The educator has put the learning to work in her own life and in her school. At home, she no longer luxuriates under the hot water of an extended shower, preferring instead to take the kind of showers she learned about in her travels — water on briefly to get wet; water off to soap up and shampoo; water on again just long enough to rinse off.

 

In the academic setting, Smith-Hagadone fulfilled the master’s program requirement that each student craft and implement a master plan for conservation by working with Northside teachers Amy Bradetich, Jayne Sturm and Mike McNelley to write a hands-on, inquiry-based science curriculum. Using funds provided by a Panhandle Alliance for Education grant, they hosted an in-service presentation of the curriculum for all fourth-, fifth- and sixth-grade teachers in the district.

 

First piloted at Northside and also adopted by Sagle Elementary, the science lessons yank students out of the theoretical and place them right in the thick of things. At her own school, the principal used cafeteria waste as a laboratory for change. Over the course of several school days, she took all the garbage from breakfast and lunch and dumped it on a large, blue tarp outside the school — a graphic look at just how much waste was being generated by the students themselves.

 

As part of the inquiry based curriculum, the kids were challenged to come up with solutions to the trash issue.

 

“It was one of the most powerful things you’ve ever seen,” said Smith-Hagadone.

 

Based on student research and recommendations, Northside now uses real silverware instead of throwing plastic utensils away every day — a change the principal would like the rest of the district cafeterias to implement. Solid waste has been drastically reduced as the kids recycle everything they can and route other material into the school’s skyrocketing composting program.

 

“All of the compost goes into our edible, organic garden,” the principal explained. “Our garden has grown from three mounds to 15 raised beds and a hoop house.
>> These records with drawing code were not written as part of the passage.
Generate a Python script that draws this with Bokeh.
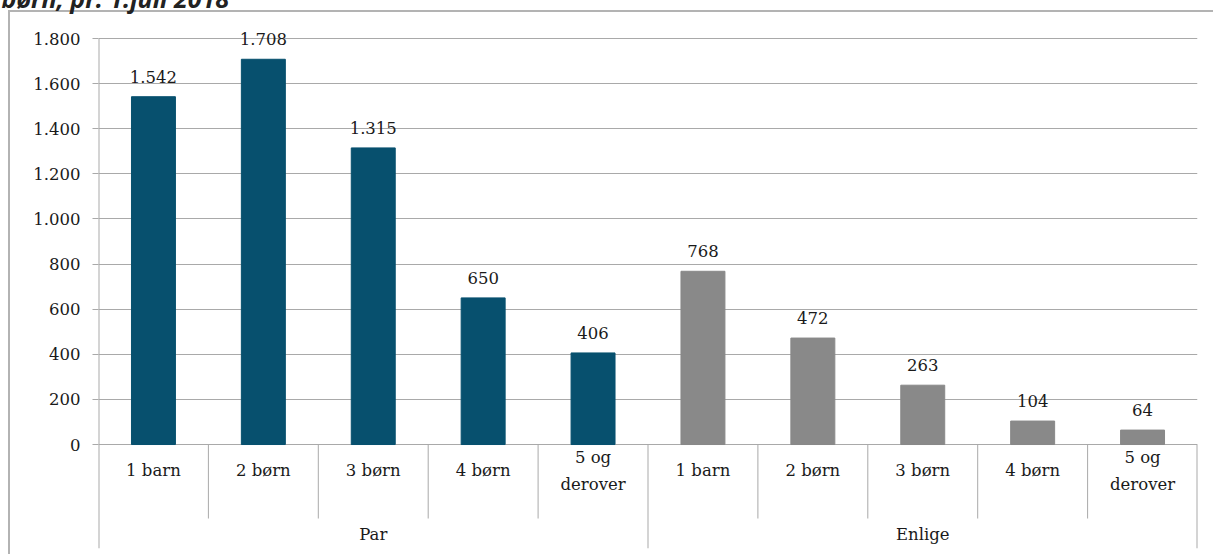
from bokeh.plotting import figure
from bokeh.models import FactorRange, Range1d, FixedTicker, Title, ColumnDataSource
from bokeh.embed import file_html
from bokeh.resources import INLINE
from bokeh.core.properties import value

# ---- data ----
groups = ["Par", "Enlige"]
subcategories = ["1 barn", "2 børn", "3 børn", "4 børn", "5 og\nderover"]
par_values = [1542, 1708, 1315, 650, 406]
enlige_values = [768, 472, 263, 104, 64]
y_ticks = [0, 200, 400, 600, 800, 1000, 1200, 1400, 1600, 1800]
title_text = "børn, pr. 1.juli 2018"

PAR_COLOR = "#07506e"
ENL_COLOR = "#898989"
GRID = "#a9a9a9"
BOX = "#b3b3b3"
TXT = "#1a1a1a"
FONT = "DejaVu Serif"
FS = "16.5px"
SHIFT = 34  # canvas starts this many px above the window (title is cut off there)


def fmt(v):
    return f"{v:,}".replace(",", ".")


factors = [(g, s) for g in groups for s in subcategories]
values = par_values + enlige_values
colors = [PAR_COLOR] * len(par_values) + [ENL_COLOR] * len(enlige_values)

src = ColumnDataSource(dict(
    x=factors,
    top=values,
    color=colors,
    label=[fmt(v) for v in values],
    sub=[s for _ in groups for s in subcategories],
))

p = figure(
    width=1213, height=554 + SHIFT,
    x_range=FactorRange(*factors, factor_padding=0, group_padding=0, range_padding=0),
    y_range=Range1d(-461, 1871),
    output_backend="svg", toolbar_location=None,
    min_border_left=98, min_border_right=16, min_border_top=22 + SHIFT, min_border_bottom=6,
)
p.title = Title(text=title_text, align="left", offset=-97, standoff=16,
                text_font="Open Sans", text_font_style="bold italic",
                text_font_size="25px", text_color="#222222")
p.border_fill_color = None
# outer chart box (left and top edges; right/bottom lie outside the window)
p.styles = {
    "margin-top": f"-{SHIFT}px",
    "background": (
        f"linear-gradient({BOX},{BOX}) 8px {10 + SHIFT}px / 2px 100% no-repeat, "
        f"linear-gradient({BOX},{BOX}) 8px {10 + SHIFT}px / 100% 2px no-repeat, white"
    ),
}

p.xaxis.visible = False
p.xgrid.visible = False
p.outline_line_color = None

p.ygrid.ticker = FixedTicker(ticks=y_ticks)
p.ygrid.grid_line_color = GRID
p.ygrid.grid_line_width = 1

yax = p.yaxis[0]
yax.ticker = FixedTicker(ticks=y_ticks)
yax.major_label_overrides = {t: fmt(t) for t in y_ticks}
yax.axis_line_color = None
yax.major_tick_out = 6
yax.major_tick_in = 0
yax.minor_tick_line_color = None
yax.major_tick_line_color = GRID
yax.major_label_standoff = 12
yax.major_label_text_font = FONT
yax.major_label_text_font_size = FS
yax.major_label_text_color = TXT

# bars
p.vbar(x="x", top="top", bottom=0, width=0.4, color="color", source=src)

# axis line (from top tick down through category area)
p.segment(x0=[0], y0=[y_ticks[-1]], x1=[0], y1=[-461], line_color=GRID, line_width=2)
# separators between sub categories
inner = [1, 2, 3, 4, 6, 7, 8, 9]
p.segment(x0=inner, y0=[0] * len(inner), x1=inner, y1=[-328] * len(inner),
          line_color=GRID, line_width=1)
# group separators
outer = [5, 10]
p.segment(x0=outer, y0=[0] * 2, x1=outer, y1=[-461] * 2, line_color=GRID, line_width=[1, 2])

# category labels
p.text(x="x", y=-117, text="sub", source=src, text_align="center", text_baseline="middle",
       text_font=value(FONT), text_font_size=FS, text_color=TXT, text_line_height=1.4)
# group labels
p.text(x=groups, y=[-399] * 2, text=groups, text_align="center", text_baseline="middle",
       text_font=value(FONT), text_font_size=FS, text_color=TXT)
# data labels
p.text(x="x", y="top", text="label", source=src, y_offset=-20, text_align="center",
       text_baseline="middle", text_font=value(FONT), text_font_size=FS, text_color=TXT)

open("out.html", "w").write(file_html(p, INLINE))
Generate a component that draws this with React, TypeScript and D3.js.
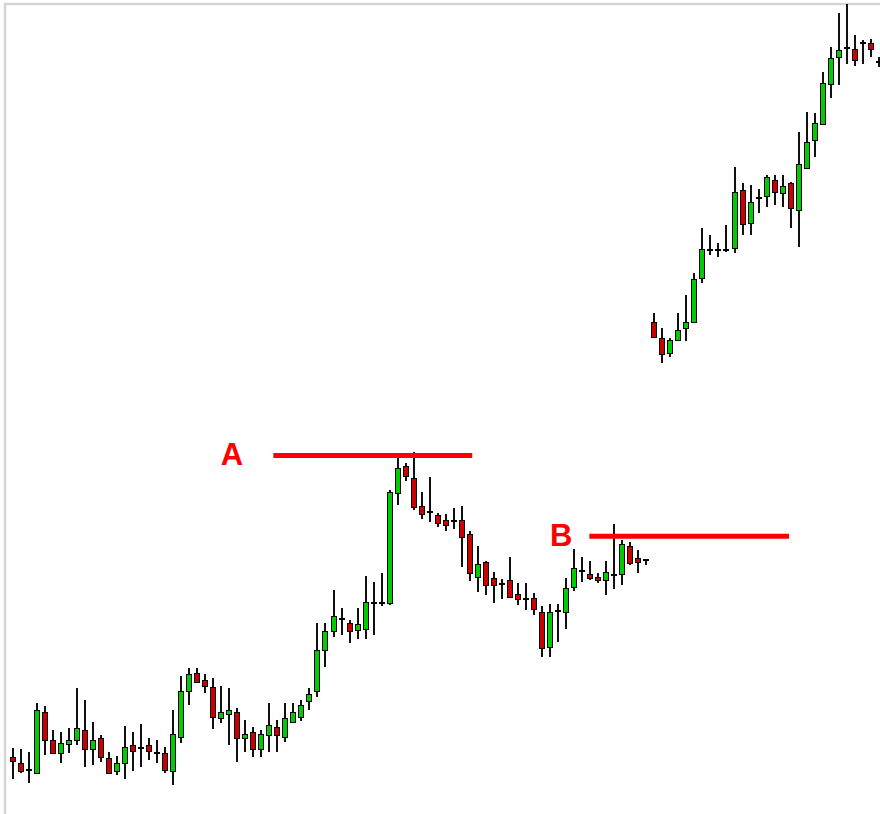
import React from "react";
import * as d3 from "d3";

// OHLC series (arbitrary price units)
const opens = [63,57,50,47,108,80,67,76,80,90,71,82,62,49,57,75,72,75,67,67,49,83,129,147,140,133,102,106,108,82,88,71,85,93,83,98,103,119,129,170,189,201,197,190,191,217,217,217,327,354,342,314,308,305,300,299,300,286,243,258,242,236,240,226,221,222,208,173,209,208,233,249,246,243,240,245,246,274,262,260,498,482,467,480,492,498,542,570,570,570,572,630,597,622,624,640,627,637,610,652,680,696,736,763,772,771,777,777,758];
const highs = [72,71,68,117,114,90,88,92,132,120,98,85,68,64,94,88,96,82,80,73,110,144,152,152,146,142,134,132,112,100,93,90,117,100,117,117,120,132,197,197,230,212,200,212,244,238,247,330,362,357,368,328,343,307,306,312,314,289,274,259,248,241,263,237,237,227,214,216,216,242,271,263,259,247,259,296,280,278,270,260,507,492,482,507,525,547,592,585,577,595,653,637,635,631,645,645,645,638,688,708,707,748,773,807,816,785,780,781,763];
const lows = [41,47,37,46,65,66,57,67,75,53,55,58,46,45,41,49,53,60,57,47,35,77,115,137,127,91,97,75,58,68,63,63,68,68,78,97,99,110,123,153,183,185,177,181,181,185,214,215,315,339,310,301,298,293,289,291,253,239,228,225,217,221,222,215,210,205,163,163,178,191,229,238,240,237,225,231,235,255,247,255,482,457,463,479,479,497,537,565,563,568,567,585,585,607,613,615,613,592,573,652,663,695,722,735,756,754,756,763,753];
const closes = [59,49,50,110,80,67,77,80,92,71,80,63,47,57,73,69,72,69,67,50,86,129,146,138,134,103,108,110,82,86,71,86,95,85,102,108,115,126,170,189,204,201,189,196,218,217,217,328,352,344,313,306,308,297,295,299,283,247,256,235,235,236,223,221,221,211,172,208,209,232,252,249,242,240,248,245,276,257,258,260,483,466,480,490,498,541,571,570,570,570,628,596,618,622,643,628,634,612,656,678,697,737,762,770,772,760,777,771,758];

// annotation levels
const levelLabels = ["A", "B"];
const levelPrices = [364.5, 283.7];
const levelFrom = [32.5, 71.9];
const levelTo = [57.3, 96.8];
const levelLabelAt = [27.35, 68.4];

const W = 880;
const H = 814;

export default function App() {
  const n = opens.length;
  const x = d3.scaleLinear().domain([0, n - 1]).range([12.7, 12.7 + 8.02 * (n - 1)]);
  const y = d3.scaleLinear().domain([0, 820]).range([820, 0]);
  const bodyW = 5;

  const candles = d3.range(n).map((i) => {
    const o = opens[i], c = closes[i], h = highs[i], l = lows[i];
    const cx = Math.round(x(i));
    const top = y(Math.max(o, c));
    const bot = y(Math.min(o, c));
    const doji = Math.abs(o - c) < 0.5;
    const fill = c > o ? "#00cc00" : "#cc0000";
    return (
      <g key={i}>
        <line x1={cx} x2={cx} y1={y(h)} y2={y(l)} stroke="#111" strokeWidth={2} />
        {doji ? (
          <line x1={cx - 3} x2={cx + 3} y1={Math.round(top)} y2={Math.round(top)} stroke="#000" strokeWidth={2} />
        ) : (
          <rect
            x={cx - bodyW / 2}
            y={Math.round(top) + 0.5}
            width={bodyW}
            height={Math.max(1, Math.round(bot - top))}
            fill={fill}
            stroke="#000"
            strokeWidth={1}
          />
        )}
      </g>
    );
  });

  return (
    <div style={{ position: "absolute", left: 0, top: 0, width: W, height: H, background: "#fff" }}>
      <svg width={W} height={H} style={{ display: "block" }}>
        <rect x={0} y={0} width={W} height={H} fill="#fff" />
        <line x1={4} x2={W} y1={4} y2={4} stroke="#d4d4d4" strokeWidth={2.5} />
        <line x1={5} x2={5} y1={3} y2={H} stroke="#d4d4d4" strokeWidth={2.5} />
        <g shapeRendering="crispEdges">{candles}</g>
        {levelLabels.map((lab, k) => (
          <g key={lab}>
            <line
              x1={x(levelFrom[k])}
              x2={x(levelTo[k])}
              y1={y(levelPrices[k])}
              y2={y(levelPrices[k])}
              stroke="#ff0000"
              strokeWidth={5}
            />
            <text
              x={x(levelLabelAt[k])}
              y={y(levelPrices[k]) + 9.5}
              textAnchor="middle"
              fill="#ff0000"
              fontFamily="Liberation Sans, Arial, sans-serif"
              fontWeight="bold"
              fontSize={31}
            >
              {lab}
            </text>
          </g>
        ))}
      </svg>
    </div>
  );
}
In the fall, two-thirds of our harvest goes to the Northside kitchen and one-third goes to the food bank.

 

“The kids love it,” she added. “It matters to them that they’re making a difference. So often, people don’t think it’s a big deal to be the one person who made a change, but there’s a ripple effect.”

 

Smith-Hagadone, whose projects at Northside will be included in a soon-to-be-published article she wrote for Science & Children magazine, will graduate from the Miami University program in December. Her degree will read: Master’s in the Art of Teaching: Zoology.

 

The degree title might be somewhat misleading. Perhaps it should say: Master’s in Global Awareness, or Master’s in Hope for the Planet. Then again, Master’s in Personal Transformation might not be a bad name, either.

 

“This has been the most remarkable educational experience of my life — I can’t imagine anything paralleling it,” Smith-Hagadone said. “When you take the time to think about your actions and then alter your behavior, it’s the most amazing feeling in the world.”